My children have heard the more traditional version of this story many times. When we acted it out in church a couple of years ago, Pure Luck played the father, #1 Son was the disgruntled older brother, and #2 Son ran off down the center aisle and tried to bum cigarettes from the congregation. In synch with our congregation's life, the Father called for a celebratory Roast Beef Supper on his son's return!

It was quite a moving moment for me when Pure Luck wrapped his arms around #2 Son and gave him a big hug. It was the first time they had embraced, stepfather and stepson. It opened the door. When #2 Son left for summer camp a few months later, he initiated the good-bye hug, and now they hug whenever there is a major leavetaking or arrival home. Whatever feelings of awkwardness they might have had about what was then still a fairly new relationship--Pure Luck and I will celebrate our 4th anniversary in September--dissipated in the telling of an old, old story.

On this watching, The Princess reacted to Garrison Keillor's conclusion to the story. Grace, he said. It's in the Bible. Those who show up late get paid the same. She seemed to feel this was outrageous! She put herself in the place of the good son and felt his pain.

"It's like if you're good, and someone else isn't, they still get a party, and you're supposed to just get over it!"

Just get over it. It sounds unfair, doesn't it? But that's the message of the story, or one of them. I let both The Princess and #2 Son stew over this briefly, and then I said, "Are we always the good daughter or son? Isn't it comforting to know that we're still loved, even though sometimes we're the one who wandered off?"

It's hard for them to understand because their slips and wanderings have been relatively undramatic.

Still, they have their complaints against one another, and The Princess informed me yesterday that her brothers don't treat her as an equal. I pointed out that being an equal means participating in their give and take of teasing and not expecting to be special due to being younger.

Earlier in the day, #1 Son had recalled 4th of July 2002, when it was so hot that we couldn't bear to fire up the grill, instead went out for Mexican, and later hid out on the 3rd floor in our only air-conditioned room instead of going to the fireworks. That year, The Little Princess kept saying, "It's the worst 4th of July ever!!" She had a very specific definition of how each holiday or birthday could be best celebrated, and she was inflexible to an extreme degree. When some little thing went wrong in our meal preparation yesterday, her brother said to her in his dryest tone, "It's the worst 4th of July ever!"

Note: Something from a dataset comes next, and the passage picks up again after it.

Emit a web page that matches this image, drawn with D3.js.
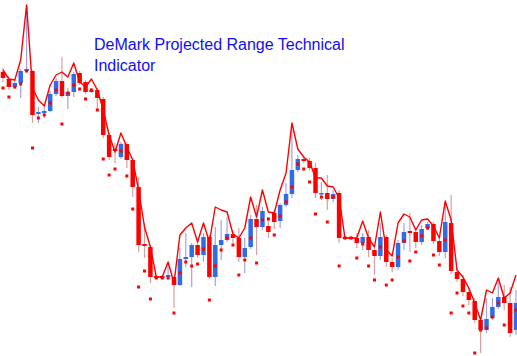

When she agitated for equality, I used his teasing as an example. He's not really hurting you; he's playing. How can you play along? That's how you claim your equality, not by moping in a corner. You can't have it both ways.

I remember a friend telling me that her insensitive husband once responded to her sadness by saying roughly, "Get over it!" It was so awful it was almost hilarious. It changed my opinion of him. There is a nicer way to put it, always.

But, grace. There it is. The ones who show up late to work get paid the same. The third child is as much loved as the first and the second.

I'm one who enjoys a good wallow, I really am. I suffer over injustices and get caught up remembering old wrongs. But something happened to me not long ago. I turned 45 and I did the math and I realized my life was most likely half done. And I realized I didn't want to dwell in those places in the time that is left to me. I realized I needed to get over it and them and these and those.

A nicer way to say it might be: "Accept the reality and keep moving."

Last night we decided to play some more games after dinner. We wanted to include The Princess, and she wanted to play, but she worried that she would not do as well as everyone else.

"Well," I said, "you have a choice. You can come and play and learn more and get better, or you can decide you would rather not and do something else. But it's by trying to play that you will learn how to play better."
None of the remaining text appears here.